Up-skirt filmer sentenced to further intensive supervision

Jake Devereux. PHOTO: ODT FILES
Jake Devereux. PHOTO: ODT FILES
An up-skirt filmer sentenced to further intensive supervision presents a low risk of reoffending, a court has heard.

Jake James Devereux (26) appeared in the Dunedin District Court yesterday for sentencing on five charges of making an intimate visual recording as well as counts of theft and resisting police.

Devereux was initially sentenced to 18 months’ intensive supervision in May last year on the lead charge of making an intimate recording, while the other charges were to "hang over his head", Judge Michael Crosbie said.

Devereux’s earlier application for name suppression, on the basis that his surname was shared by several prominent professionals in the city, had been declined.

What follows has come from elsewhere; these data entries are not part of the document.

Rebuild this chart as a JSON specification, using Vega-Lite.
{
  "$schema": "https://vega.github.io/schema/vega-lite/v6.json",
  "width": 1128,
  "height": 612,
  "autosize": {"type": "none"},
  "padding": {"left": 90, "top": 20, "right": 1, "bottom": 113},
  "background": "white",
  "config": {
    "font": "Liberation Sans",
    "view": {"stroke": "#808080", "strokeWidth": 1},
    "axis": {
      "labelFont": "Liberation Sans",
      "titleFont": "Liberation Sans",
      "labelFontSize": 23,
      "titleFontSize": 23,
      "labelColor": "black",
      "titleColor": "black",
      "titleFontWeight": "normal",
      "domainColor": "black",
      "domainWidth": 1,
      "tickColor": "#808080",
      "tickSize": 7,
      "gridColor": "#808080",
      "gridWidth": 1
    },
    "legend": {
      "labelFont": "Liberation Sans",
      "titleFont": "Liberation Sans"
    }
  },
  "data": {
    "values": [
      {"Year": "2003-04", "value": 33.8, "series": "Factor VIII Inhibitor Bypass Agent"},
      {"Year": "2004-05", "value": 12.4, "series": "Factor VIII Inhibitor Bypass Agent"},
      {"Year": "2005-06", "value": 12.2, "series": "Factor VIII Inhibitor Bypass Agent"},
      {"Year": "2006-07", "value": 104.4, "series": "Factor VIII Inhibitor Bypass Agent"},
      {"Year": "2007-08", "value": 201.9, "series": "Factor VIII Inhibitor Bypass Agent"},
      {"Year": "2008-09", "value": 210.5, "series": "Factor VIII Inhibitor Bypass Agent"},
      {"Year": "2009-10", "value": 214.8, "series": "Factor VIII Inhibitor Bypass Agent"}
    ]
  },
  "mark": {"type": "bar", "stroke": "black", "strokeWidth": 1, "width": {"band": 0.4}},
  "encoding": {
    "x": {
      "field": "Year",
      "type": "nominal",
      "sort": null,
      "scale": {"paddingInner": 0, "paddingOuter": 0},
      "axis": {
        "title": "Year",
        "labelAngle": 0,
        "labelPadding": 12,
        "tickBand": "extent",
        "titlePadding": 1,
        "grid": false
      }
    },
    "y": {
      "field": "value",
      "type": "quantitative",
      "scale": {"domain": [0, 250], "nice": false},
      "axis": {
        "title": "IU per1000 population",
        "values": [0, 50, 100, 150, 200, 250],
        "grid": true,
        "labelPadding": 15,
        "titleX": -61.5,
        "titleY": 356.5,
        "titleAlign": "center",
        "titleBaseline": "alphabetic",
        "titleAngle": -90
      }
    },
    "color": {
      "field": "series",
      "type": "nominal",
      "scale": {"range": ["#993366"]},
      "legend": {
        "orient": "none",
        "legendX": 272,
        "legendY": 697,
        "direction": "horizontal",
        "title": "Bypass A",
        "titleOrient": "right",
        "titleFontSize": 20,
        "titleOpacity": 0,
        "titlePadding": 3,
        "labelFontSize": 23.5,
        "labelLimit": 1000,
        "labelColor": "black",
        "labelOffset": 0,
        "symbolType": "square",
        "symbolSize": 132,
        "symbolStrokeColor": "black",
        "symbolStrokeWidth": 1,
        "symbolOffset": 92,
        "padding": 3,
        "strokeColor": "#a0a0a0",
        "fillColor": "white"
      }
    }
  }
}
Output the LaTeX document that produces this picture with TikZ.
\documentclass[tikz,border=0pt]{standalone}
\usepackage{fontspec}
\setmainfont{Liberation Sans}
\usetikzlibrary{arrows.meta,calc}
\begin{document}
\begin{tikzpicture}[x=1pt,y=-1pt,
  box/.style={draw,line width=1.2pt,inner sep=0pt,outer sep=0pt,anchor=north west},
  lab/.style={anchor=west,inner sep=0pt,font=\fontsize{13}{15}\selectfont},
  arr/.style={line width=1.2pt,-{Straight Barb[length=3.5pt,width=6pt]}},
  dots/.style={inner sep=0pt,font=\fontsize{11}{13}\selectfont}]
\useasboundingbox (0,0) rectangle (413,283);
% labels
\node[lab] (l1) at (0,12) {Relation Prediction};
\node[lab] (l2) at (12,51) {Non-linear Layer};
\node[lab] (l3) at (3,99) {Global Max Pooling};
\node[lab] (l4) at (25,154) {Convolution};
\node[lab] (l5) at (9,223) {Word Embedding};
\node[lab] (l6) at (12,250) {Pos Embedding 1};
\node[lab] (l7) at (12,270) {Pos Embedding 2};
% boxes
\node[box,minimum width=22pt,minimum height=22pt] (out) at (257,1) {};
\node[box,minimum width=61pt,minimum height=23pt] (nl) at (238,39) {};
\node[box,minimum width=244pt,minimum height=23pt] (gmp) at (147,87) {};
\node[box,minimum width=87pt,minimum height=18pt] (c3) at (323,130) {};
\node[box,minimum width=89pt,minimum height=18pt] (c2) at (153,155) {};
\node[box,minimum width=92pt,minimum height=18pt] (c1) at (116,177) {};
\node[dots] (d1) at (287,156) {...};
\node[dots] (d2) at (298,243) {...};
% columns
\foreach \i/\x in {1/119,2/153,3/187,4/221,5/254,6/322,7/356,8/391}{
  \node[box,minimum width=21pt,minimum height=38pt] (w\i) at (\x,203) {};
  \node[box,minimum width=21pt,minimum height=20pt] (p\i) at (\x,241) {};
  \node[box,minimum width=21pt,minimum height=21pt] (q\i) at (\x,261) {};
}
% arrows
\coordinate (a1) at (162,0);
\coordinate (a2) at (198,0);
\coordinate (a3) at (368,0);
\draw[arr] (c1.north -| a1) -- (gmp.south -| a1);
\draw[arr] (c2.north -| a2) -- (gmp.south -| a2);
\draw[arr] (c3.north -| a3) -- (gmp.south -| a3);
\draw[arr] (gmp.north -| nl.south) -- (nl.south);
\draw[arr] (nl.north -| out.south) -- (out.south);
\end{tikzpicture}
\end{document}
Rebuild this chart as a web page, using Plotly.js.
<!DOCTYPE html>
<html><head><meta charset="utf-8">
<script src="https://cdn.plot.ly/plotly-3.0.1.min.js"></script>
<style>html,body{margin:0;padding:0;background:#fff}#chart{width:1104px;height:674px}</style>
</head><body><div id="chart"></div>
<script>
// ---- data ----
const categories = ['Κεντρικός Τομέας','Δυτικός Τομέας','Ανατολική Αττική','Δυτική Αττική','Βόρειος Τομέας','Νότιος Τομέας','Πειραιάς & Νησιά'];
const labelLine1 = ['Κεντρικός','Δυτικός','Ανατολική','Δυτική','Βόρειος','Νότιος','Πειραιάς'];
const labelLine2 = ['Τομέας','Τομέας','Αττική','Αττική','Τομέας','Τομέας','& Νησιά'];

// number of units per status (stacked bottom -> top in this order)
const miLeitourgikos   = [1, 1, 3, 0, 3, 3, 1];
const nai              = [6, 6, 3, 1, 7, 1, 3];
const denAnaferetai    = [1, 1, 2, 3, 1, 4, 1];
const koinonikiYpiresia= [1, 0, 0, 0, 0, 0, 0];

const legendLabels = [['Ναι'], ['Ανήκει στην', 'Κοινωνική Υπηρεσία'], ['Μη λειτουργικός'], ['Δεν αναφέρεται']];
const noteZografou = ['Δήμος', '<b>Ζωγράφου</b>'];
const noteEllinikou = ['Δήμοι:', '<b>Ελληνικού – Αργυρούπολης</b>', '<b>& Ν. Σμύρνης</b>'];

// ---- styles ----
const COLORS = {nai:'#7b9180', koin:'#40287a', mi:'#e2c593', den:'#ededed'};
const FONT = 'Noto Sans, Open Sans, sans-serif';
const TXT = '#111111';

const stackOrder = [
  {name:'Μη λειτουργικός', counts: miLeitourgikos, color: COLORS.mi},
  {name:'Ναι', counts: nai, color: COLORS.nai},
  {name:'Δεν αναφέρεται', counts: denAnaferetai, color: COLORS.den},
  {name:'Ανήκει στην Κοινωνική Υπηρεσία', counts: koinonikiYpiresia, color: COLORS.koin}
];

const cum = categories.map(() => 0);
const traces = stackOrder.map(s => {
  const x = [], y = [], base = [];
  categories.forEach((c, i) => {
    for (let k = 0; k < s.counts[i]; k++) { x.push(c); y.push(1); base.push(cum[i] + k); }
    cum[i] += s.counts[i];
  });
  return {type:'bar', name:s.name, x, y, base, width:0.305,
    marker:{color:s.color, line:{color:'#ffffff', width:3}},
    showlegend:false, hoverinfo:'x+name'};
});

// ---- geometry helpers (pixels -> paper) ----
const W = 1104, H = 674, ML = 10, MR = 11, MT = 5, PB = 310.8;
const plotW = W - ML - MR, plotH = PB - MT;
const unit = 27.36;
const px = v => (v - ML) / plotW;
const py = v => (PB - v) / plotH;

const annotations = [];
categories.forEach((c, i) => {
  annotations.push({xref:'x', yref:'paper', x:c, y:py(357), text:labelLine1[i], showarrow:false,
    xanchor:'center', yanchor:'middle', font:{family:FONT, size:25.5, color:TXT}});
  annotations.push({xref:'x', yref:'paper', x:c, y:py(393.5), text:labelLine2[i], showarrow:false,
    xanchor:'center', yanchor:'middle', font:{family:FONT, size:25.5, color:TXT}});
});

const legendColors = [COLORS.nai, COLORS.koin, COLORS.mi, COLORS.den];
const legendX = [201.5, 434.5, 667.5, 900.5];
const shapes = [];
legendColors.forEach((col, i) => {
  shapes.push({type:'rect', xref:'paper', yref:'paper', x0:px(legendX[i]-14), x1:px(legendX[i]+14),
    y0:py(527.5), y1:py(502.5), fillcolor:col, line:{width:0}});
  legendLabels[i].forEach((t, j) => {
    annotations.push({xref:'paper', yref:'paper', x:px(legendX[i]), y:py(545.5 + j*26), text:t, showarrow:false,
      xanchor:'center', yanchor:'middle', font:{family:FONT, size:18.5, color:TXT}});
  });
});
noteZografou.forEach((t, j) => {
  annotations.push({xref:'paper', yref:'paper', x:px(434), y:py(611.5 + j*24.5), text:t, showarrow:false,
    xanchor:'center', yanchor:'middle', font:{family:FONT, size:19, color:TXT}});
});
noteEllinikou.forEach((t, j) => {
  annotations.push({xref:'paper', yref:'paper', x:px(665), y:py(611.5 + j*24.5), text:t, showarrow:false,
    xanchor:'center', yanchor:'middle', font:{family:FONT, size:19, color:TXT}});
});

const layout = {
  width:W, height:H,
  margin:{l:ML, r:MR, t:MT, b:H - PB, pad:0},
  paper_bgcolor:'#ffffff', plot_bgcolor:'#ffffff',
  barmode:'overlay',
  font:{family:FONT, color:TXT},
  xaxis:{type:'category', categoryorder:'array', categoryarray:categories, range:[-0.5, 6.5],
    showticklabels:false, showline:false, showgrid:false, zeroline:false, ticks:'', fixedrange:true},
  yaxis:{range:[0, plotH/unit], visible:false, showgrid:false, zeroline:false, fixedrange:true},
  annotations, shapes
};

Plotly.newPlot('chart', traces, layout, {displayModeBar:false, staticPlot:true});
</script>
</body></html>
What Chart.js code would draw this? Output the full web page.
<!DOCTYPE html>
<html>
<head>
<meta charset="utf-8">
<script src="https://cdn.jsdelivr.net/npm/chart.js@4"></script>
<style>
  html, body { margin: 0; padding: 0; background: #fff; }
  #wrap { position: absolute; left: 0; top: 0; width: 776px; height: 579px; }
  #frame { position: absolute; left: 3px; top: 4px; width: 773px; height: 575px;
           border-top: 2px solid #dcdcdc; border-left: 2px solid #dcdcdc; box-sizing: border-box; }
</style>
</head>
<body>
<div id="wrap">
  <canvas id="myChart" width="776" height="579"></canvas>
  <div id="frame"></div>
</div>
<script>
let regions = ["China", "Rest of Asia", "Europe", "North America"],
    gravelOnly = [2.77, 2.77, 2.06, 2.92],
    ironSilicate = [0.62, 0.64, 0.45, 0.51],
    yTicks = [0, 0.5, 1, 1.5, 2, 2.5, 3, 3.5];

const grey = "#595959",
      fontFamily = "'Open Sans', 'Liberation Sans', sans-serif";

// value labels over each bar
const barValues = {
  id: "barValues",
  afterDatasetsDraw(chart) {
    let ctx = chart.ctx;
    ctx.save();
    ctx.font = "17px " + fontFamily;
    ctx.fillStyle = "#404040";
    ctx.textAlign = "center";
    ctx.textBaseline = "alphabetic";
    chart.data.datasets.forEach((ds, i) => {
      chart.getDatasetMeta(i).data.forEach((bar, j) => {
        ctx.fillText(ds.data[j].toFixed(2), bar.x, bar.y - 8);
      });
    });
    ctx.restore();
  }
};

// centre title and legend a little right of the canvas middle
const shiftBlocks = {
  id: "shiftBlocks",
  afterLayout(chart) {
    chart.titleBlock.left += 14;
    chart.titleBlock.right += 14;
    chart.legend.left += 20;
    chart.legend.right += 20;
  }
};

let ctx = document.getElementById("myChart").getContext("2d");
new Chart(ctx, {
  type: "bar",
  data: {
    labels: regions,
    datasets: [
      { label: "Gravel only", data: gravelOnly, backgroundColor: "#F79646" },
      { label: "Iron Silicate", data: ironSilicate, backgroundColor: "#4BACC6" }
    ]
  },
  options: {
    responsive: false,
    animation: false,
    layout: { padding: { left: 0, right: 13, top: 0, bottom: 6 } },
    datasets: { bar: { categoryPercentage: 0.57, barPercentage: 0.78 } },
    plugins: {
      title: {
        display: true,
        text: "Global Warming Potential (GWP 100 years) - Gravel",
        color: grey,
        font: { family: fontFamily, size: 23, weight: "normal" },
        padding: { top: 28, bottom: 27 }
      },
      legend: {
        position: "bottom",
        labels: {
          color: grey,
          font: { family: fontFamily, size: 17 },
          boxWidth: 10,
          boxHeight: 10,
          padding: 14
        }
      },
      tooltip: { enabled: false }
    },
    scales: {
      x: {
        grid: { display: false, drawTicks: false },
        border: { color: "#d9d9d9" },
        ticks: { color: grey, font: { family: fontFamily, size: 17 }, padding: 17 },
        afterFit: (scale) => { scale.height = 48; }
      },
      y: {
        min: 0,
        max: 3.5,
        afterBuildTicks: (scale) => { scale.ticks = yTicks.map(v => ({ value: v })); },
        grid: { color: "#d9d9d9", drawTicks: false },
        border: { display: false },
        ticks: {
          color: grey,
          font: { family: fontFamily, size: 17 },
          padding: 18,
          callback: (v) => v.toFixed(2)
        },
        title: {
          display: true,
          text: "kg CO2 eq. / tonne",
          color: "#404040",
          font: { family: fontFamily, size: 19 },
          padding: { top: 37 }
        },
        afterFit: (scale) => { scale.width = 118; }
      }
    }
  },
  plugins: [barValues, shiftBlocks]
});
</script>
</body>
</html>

Devereux’s offending began in February 2018, when he held his phone in a position to film up a woman’s skirt as she boarded a bus in George St.

That May, Devereux was waiting at a pedestrian crossing in the same area of the CBD, when he activated his phone’s camera to film a woman in a skirt beside him while he pretended to tie his shoelaces.

The next day he employed similar tactics and filmed one woman outside Farmers department store, but when he found another target inside the Princes St Night ’n Day he was spotted.

Devereux crouched beside a woman who was wearing a long white dress, pretending he was looking at items on a low shelf.

He held the phone between her legs. Devereux was ejected by store security.

On February 21, 2018, he checked in to the Leviathan Hotel.

That morning Devereux saw a woman enter the shower, waited for her to turn the water on then placed his cellphone under the partition.

Devereux was arrested and released on strict bail conditions but was caught again attempting to film up two women’s skirts at a dairy in December 2018.

Judge Crosbie said reports following his initial sentencing showed Devereux presented a low risk of reoffending, he had expressed remorse and he was seeing a psychologist.

He also took into account the fact Devereux had spent 10 months in custody.

However, that did not take away from the seriousness of the offending, which was degrading, Judge Crosbie said.

He sentenced Devereux to a further nine months’ intensive supervision.